I think this is a work in progress, because it probably needs some added linework in ink, but I’m too cowardly to go ahead and do it! At least now I’ve documented how it looked before I ruined it, haha!
While I was drawing it, so many thoughts went through my head. It began as a doodle to plan a photo I’m taking tomorrow for Halloween (so this is a teaser). Then I really got into it and started feeling like the picture meant something. The weariness of the girl seems like a representation of my hypothyroidism, and the way she leans in for support from the skeleton seems fitting, like the “sleep of death” so longed for by Hamlet.
But then I also felt like the drawing represented trying to connect with dead loved ones – which is fitting for All Hallow’s Eve. Remembering and honouring the dead, lighting candles on their graves… it’s a kind of connection, isn’t it? Dipping a hand into the warm nothingness where they once were.
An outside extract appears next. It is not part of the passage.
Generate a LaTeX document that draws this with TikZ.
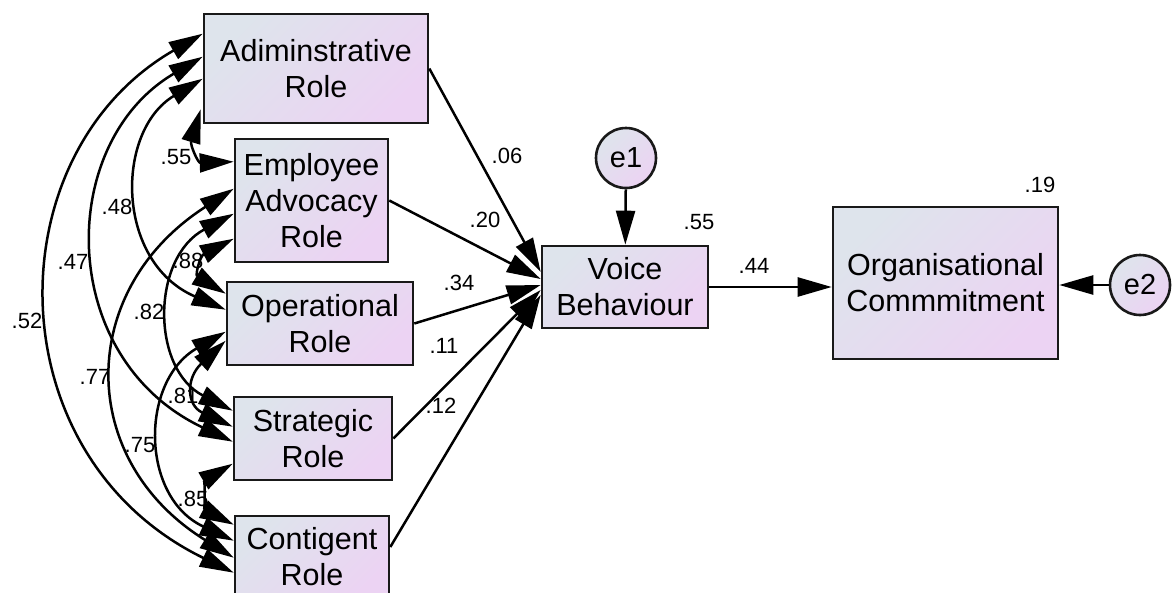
\documentclass[tikz,border=0pt]{standalone}
\usepackage{fontspec}
\setmainfont{Liberation Sans}
\usetikzlibrary{arrows.meta,calc}
\definecolor{gL}{RGB}{222,228,236}
\definecolor{gR}{RGB}{236,211,243}
\begin{document}
\begin{tikzpicture}[x=1pt,y=-1pt,
  box/.style={draw=black!90, line width=2.6pt, left color=gL, right color=gR, shading angle=45,
    inner sep=0pt, align=center, font=\fontsize{30.5}{36}\selectfont},
  err/.style={circle, draw=black!90, line width=2.6pt, left color=gL, right color=gR, shading angle=45,
    minimum size=60pt, inner sep=0pt, font=\fontsize{29}{34}\selectfont},
  lbl/.style={font=\fontsize{22}{26}\selectfont, inner sep=0pt},
  reg/.style={line width=2.5pt, -{Triangle[length=34pt,width=19pt]}},
  corr/.style={line width=2.5pt, {Triangle[length=34pt,width=19pt]}-{Triangle[length=34pt,width=19pt]}},
]
\useasboundingbox (0,0) rectangle (1173,592);

% boxes
\node[box, minimum width=224pt, minimum height=109pt] (adm) at (316,68.5) {Adiminstrative\\Role};
\node[box, minimum width=153pt, minimum height=123pt] (emp) at (311.5,200.5) {Employee\\Advocacy\\Role};
\node[box, minimum width=186pt, minimum height=83pt] (ope) at (320,323.5) {Operational\\Role};
\node[box, minimum width=158pt, minimum height=83pt] (str) at (313,438.5) {Strategic\\Role};
\node[box, minimum width=154pt, minimum height=82pt] (con) at (312,557) {Contigent\\Role};
\node[box, minimum width=166pt, minimum height=82pt] (voi) at (625,287) {Voice\\Behaviour};
\node[box, minimum width=225pt, minimum height=152pt] (org) at (945.5,283) {Organisational\\Commmitment};
\node[err] (e1) at (626,158) {e1};
\node[err] (e2) at (1140,285) {e2};

% regression paths
\draw[reg] (adm.east) -- ($(voi.west)+(0,-15)$);
\draw[reg] (emp.east) -- ($(voi.west)+(0,-8)$);
\draw[reg] (ope.east) -- ($(voi.west)+(0,-2)$);
\draw[reg] (str.east) -- ($(voi.west)+(0,3)$);
\draw[reg] ($(con.east)+(0,-10)$) -- ($(voi.west)+(0,8)$);
\draw[reg] (e1) -- (voi);
\draw[reg] (voi.east) -- (voi.east -| org.west);
\draw[reg] (e2) -- (e2 -| org.east);

% correlations
\draw[corr] ($(adm.north west)+(0,21)$) .. controls (-6,154) and (-6,456) .. ($(con.north west)+(0,58)$);
\draw[corr] ($(adm.north west)+(0,44)$) .. controls (56,143) and (56,358) .. ($(str.north west)+(0,46)$);
\draw[corr] ($(adm.north west)+(0,66)$) .. controls (115,131) and (115,262) .. ($(ope.north west)+(0,29)$);
\draw[corr] ($(adm.south west)+(-2,-15)$) .. controls (190,145) and (198,163) .. ($(emp.north west)+(0,24)$);
\draw[corr] ($(emp.north west)+(0,51)$) .. controls (76,290) and (76,460) .. ($(con.north west)+(0,43)$);
\draw[corr] ($(emp.north west)+(0,76)$) .. controls (151,258) and (151,369) .. ($(str.north west)+(0,15)$);
\draw[corr] ($(emp.north west)+(0,101)$) .. controls (200,256) and (195,275) .. ($(ope.north west)+(0,13)$);
\draw[corr] ($(ope.north west)+(0,60)$) .. controls (186,378) and (186,405) .. ($(str.north west)+(0,31)$);
\draw[corr] ($(ope.north west)+(0,51)$) .. controls (140,381) and (140,497) .. ($(con.north west)+(0,26)$);
\draw[corr] ($(str.north west)+(0,68)$) .. controls (205,480) and (205,510) .. ($(con.north west)+(0,10)$);

% labels
\node[lbl] (l06) at (507,156) {.06};
\node[lbl] (l20) at (485,220) {.20};
\node[lbl] (l34) at (459,283) {.34};
\node[lbl] (l11) at (444,346) {.11};
\node[lbl] (l12) at (441,406) {.12};
\node[lbl] (lr1) at (699,222) {.55};
\node[lbl] (l44) at (754,266) {.44};
\node[lbl] (lr2) at (1040,185) {.19};
\node[lbl] (c55) at (176,157) {.55};
\node[lbl] (c48) at (117,207) {.48};
\node[lbl] (c47) at (73,262) {.47};
\node[lbl] (c88) at (188,261) {.88};
\node[lbl] (c82) at (149,312) {.82};
\node[lbl] (c52) at (27,321) {.52};
\node[lbl] (c77) at (95,377) {.77};
\node[lbl] (c81) at (183,396) {.81};
\node[lbl] (c75) at (140,445) {.75};
\node[lbl] (c85) at (193,499) {.85};
\end{tikzpicture}
\end{document}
In popular culture, like movies, the Death card is often used for effect to symbolize – yup, you guessed it: literal, physical death. Which it almost never means in an actual reading. Serious interpretations view the Death card as a more general ending, as leaving something behind, cutting ties and burying the old to make way for something new.
Of course it can still be scary, and still give rise to grief. Big changes are often hard to process, and you may have to prepare for a period of mourning before you move on. But even though Death puts an end to something, it’s not The End. On the other side of sorrow there’s a new beginning, and in the long run, leaving the past behind will likely feel like a relief.